Je m'attendais à un film banal, à l'humour potache, un truc que tu regardes un soir et que tu fous de côté après, un bon moment, pas forcément inoubliable, bah je me suis trompé. Outre le fait qu'il s'agisse d'une vitrine publicitaire pour google, ce film est juste visionnaire, et a été fait pour de bonnes raisons. En lisant les critiques on se rend juste compte de l'incompréhension totale qu'il suscite. Dans la plupart que j'ai lues, il s'avère jugé (en bien et en mal) sur ce qui me paraît être de mauvais critères. Ca fait du mal de le dire, mais la seule revue ayant réellement cerné toute la problématique mise en jeu est TéléCinéObs.
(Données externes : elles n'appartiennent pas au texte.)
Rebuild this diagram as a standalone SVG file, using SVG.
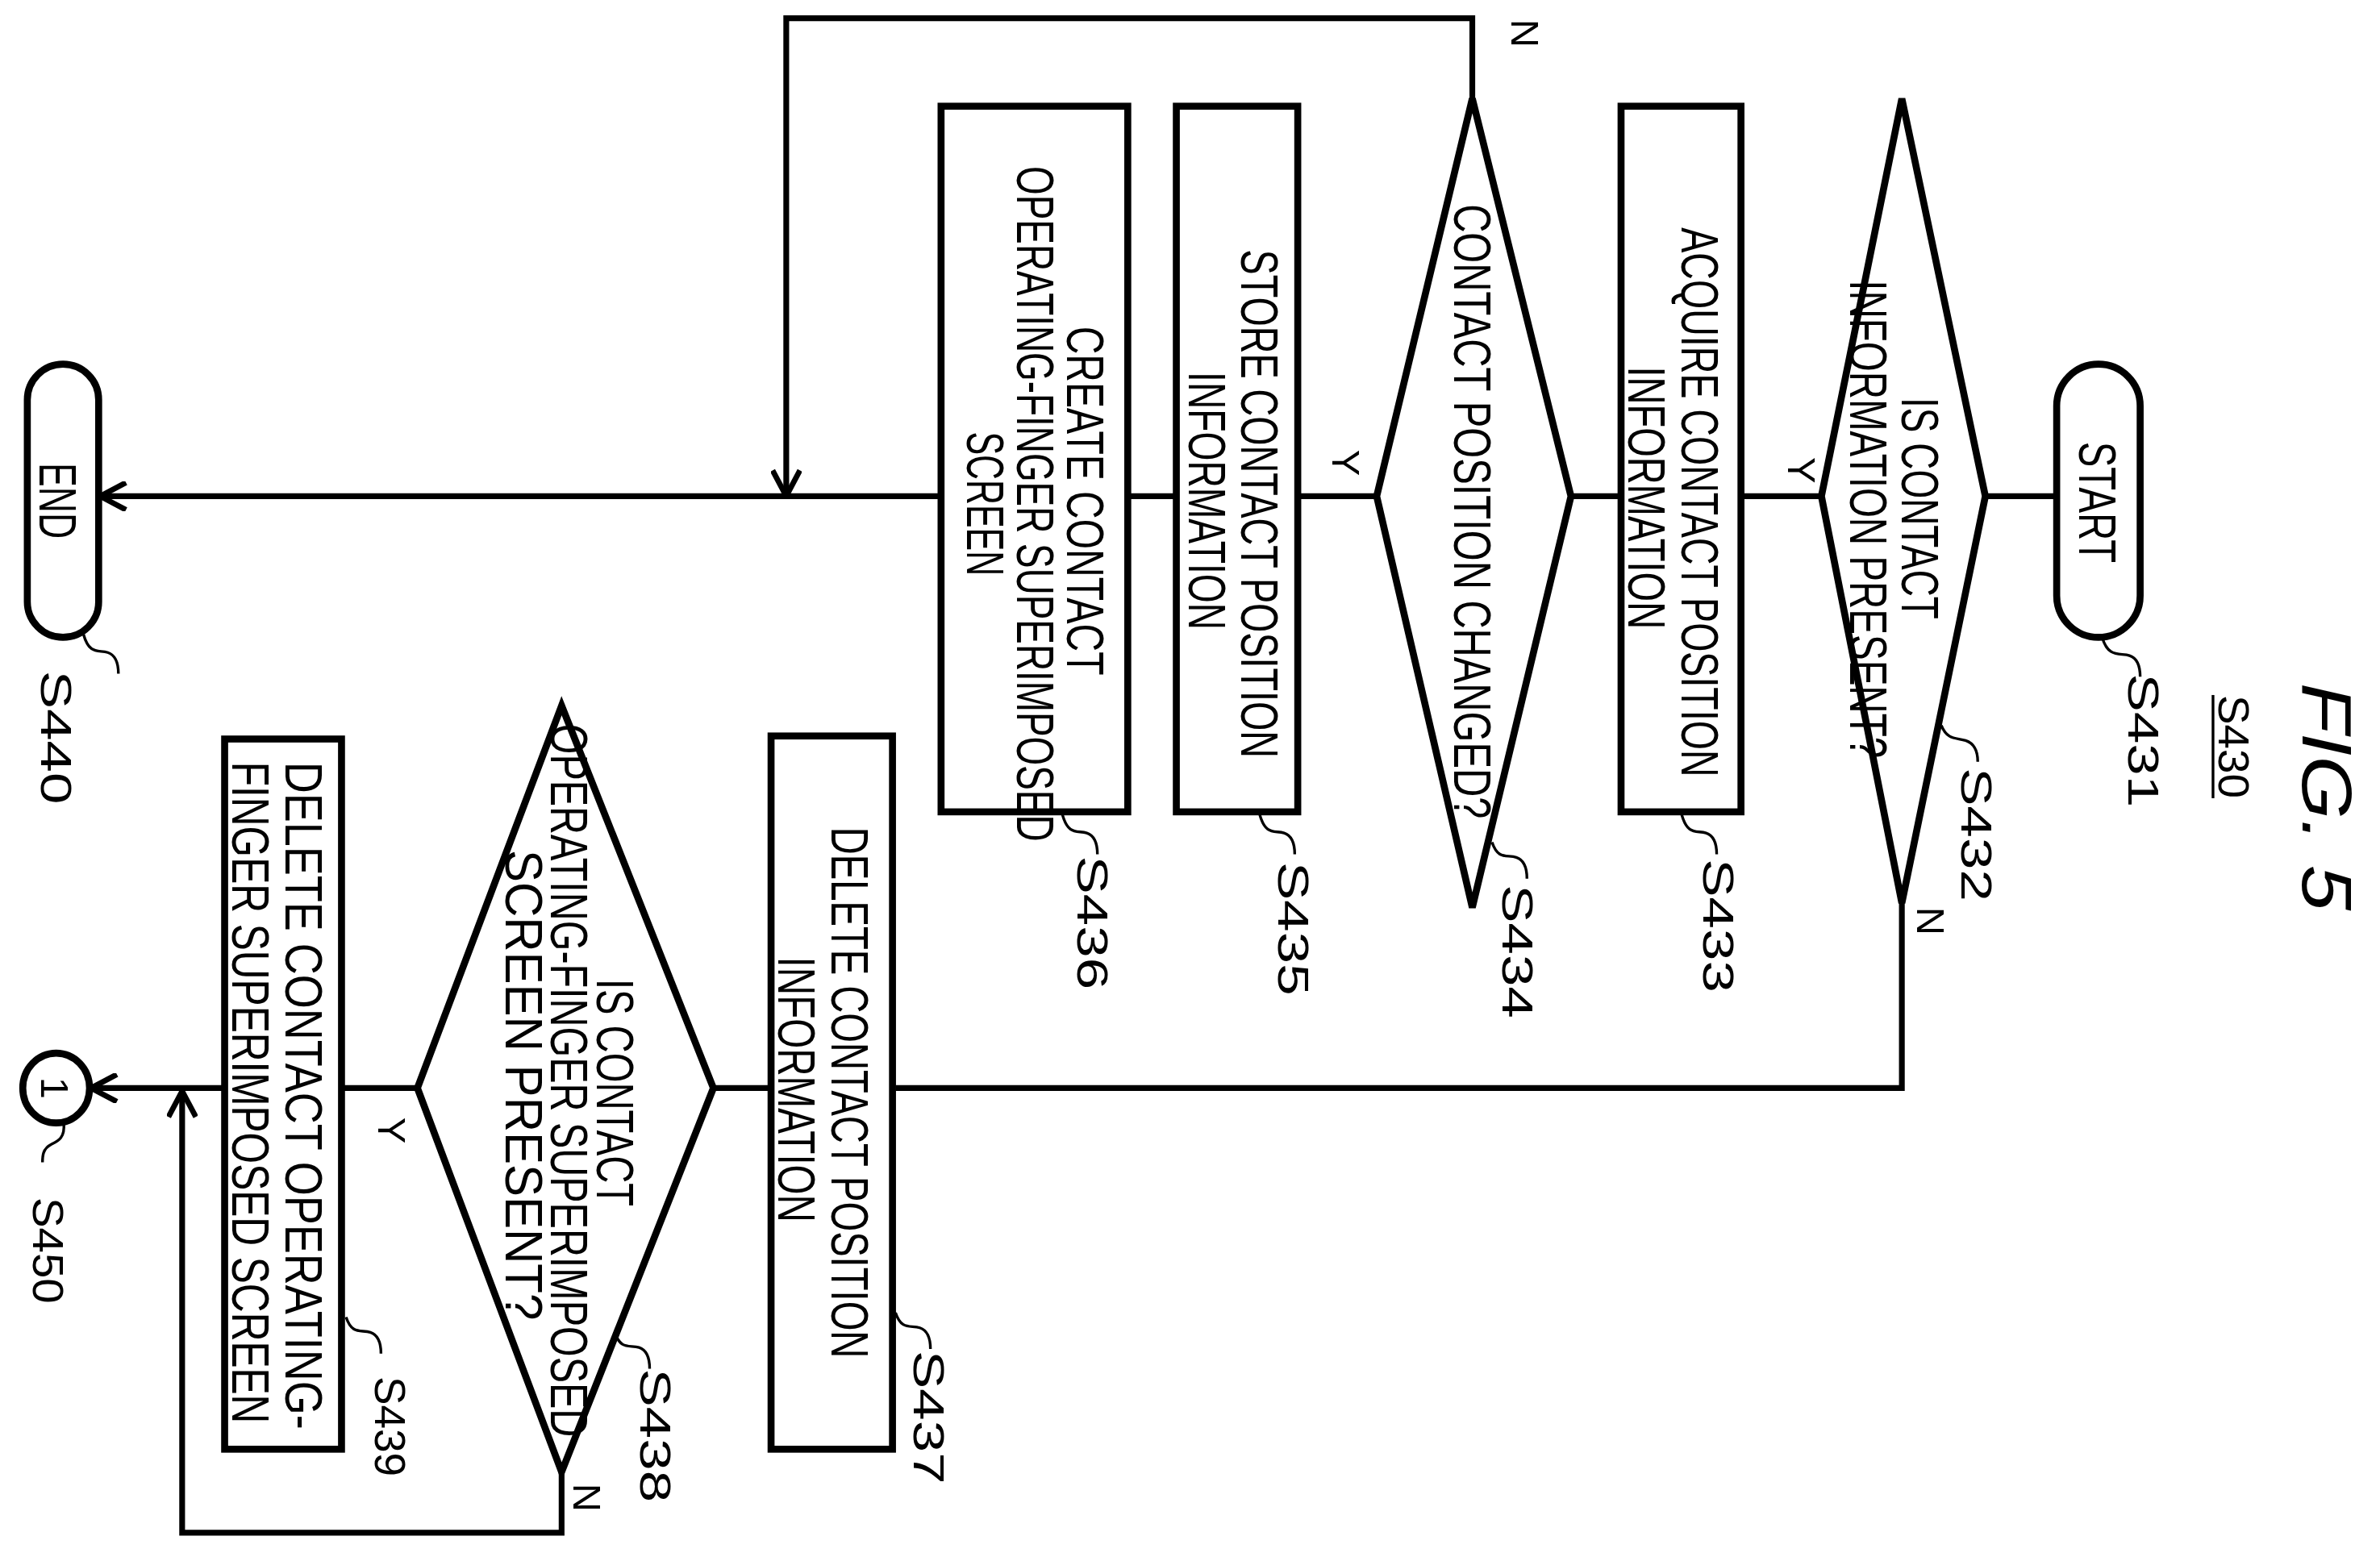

La clairvoyance sociologique de ce film est juste hallucinante, les enjeux sociaux du travail y sont traités avec une lucidité à laquelle je ne m'attendais manifestement pas. On pourrait y voir un côté utopiste, mais c'est un putain de remède à ce qui ronge la société, révélateur du fossé entre deux mondes, celui de la génération ayant vécu avec internet, ayant gardé ses rêves et refusant le cynisme, opposé à celle de ses aînés. On y voit une alternative (forcément représentée par Google) au modèle d'entreprise standardisé, disposant d'un management "anglo-saxon" fleurissant ces dernières années (secteur bancaire, télécom, grosses boîtes, même fonction publique, etc.). De l'anti France Telecom en somme. Il s'agit d'une fresque donnant envie de se révolter contre des pratiques conservatrices totalement contre-productives fleurissant malheureusement dans le milieu professionnel (le chef con bridant la créativité de son subalterne, les relations factices entre collègues, le cynisme de certains pour favoriser leur carrière, etc.).
Au delà de critiquer Google et autre Facebook comme outils commerciaux et vastes machines à fric, il faut bien se rendre compte qu'il s'agit à la base de rêves d'étudiants, de potes d'écoles/fac, partant de rien, mettant leurs compétences complémentaires en commun, dans une "entreprise" périlleuse à la base, et créant ce qui a révolutionné notre mode de vie, en usant d'une philosophie de travail totalement opposée à ce qu'il se faisait il y a quelques années. Google et Facebook (en fait surtout internet) sont en train de progressivement muter la société en développant un concept de management inédit qui fera certainement cas d'école dans les futurs formations de commerce et de management : utiliser le maximum des ressources de ses employés en favorisant leurs conditions de vie (et non en les oppressant et en les bridant), faire du travail le lieu d'épanouissement de l'individu (le pire étant que ça marche, il n'y a qu'à regarder leur capacité à s'adapter et à se développer intelligemment).
La prochaine (r)évolution sociale pour la jeune génération dans les 10 prochaines années portera certainement sur le milieu professionnel (si elle ne saisit pas le problème elle ne pourra s'en prendre qu'à elle même d'ailleurs). Les thèmes de l'importance et de la valeur du diplôme par rapport aux qualités humaines, des conditions de travail, de son utilité, du développement de l'individu grâce et au travers de son emploi y sont habilement et subtilement traitées (google fonctionne vraiment comme ça), faisant de ce long métrage une oeuvre largement sous évaluée et profondément humaniste.
Albert Jacquard est mort, (dans le silence le plus scandaleux qui soit) mais ce film aurait pu constituer un bien bel hommage à ce visionnaire ayant passé sa vie à tenter d'améliorer l'humain dans le contexte de la société.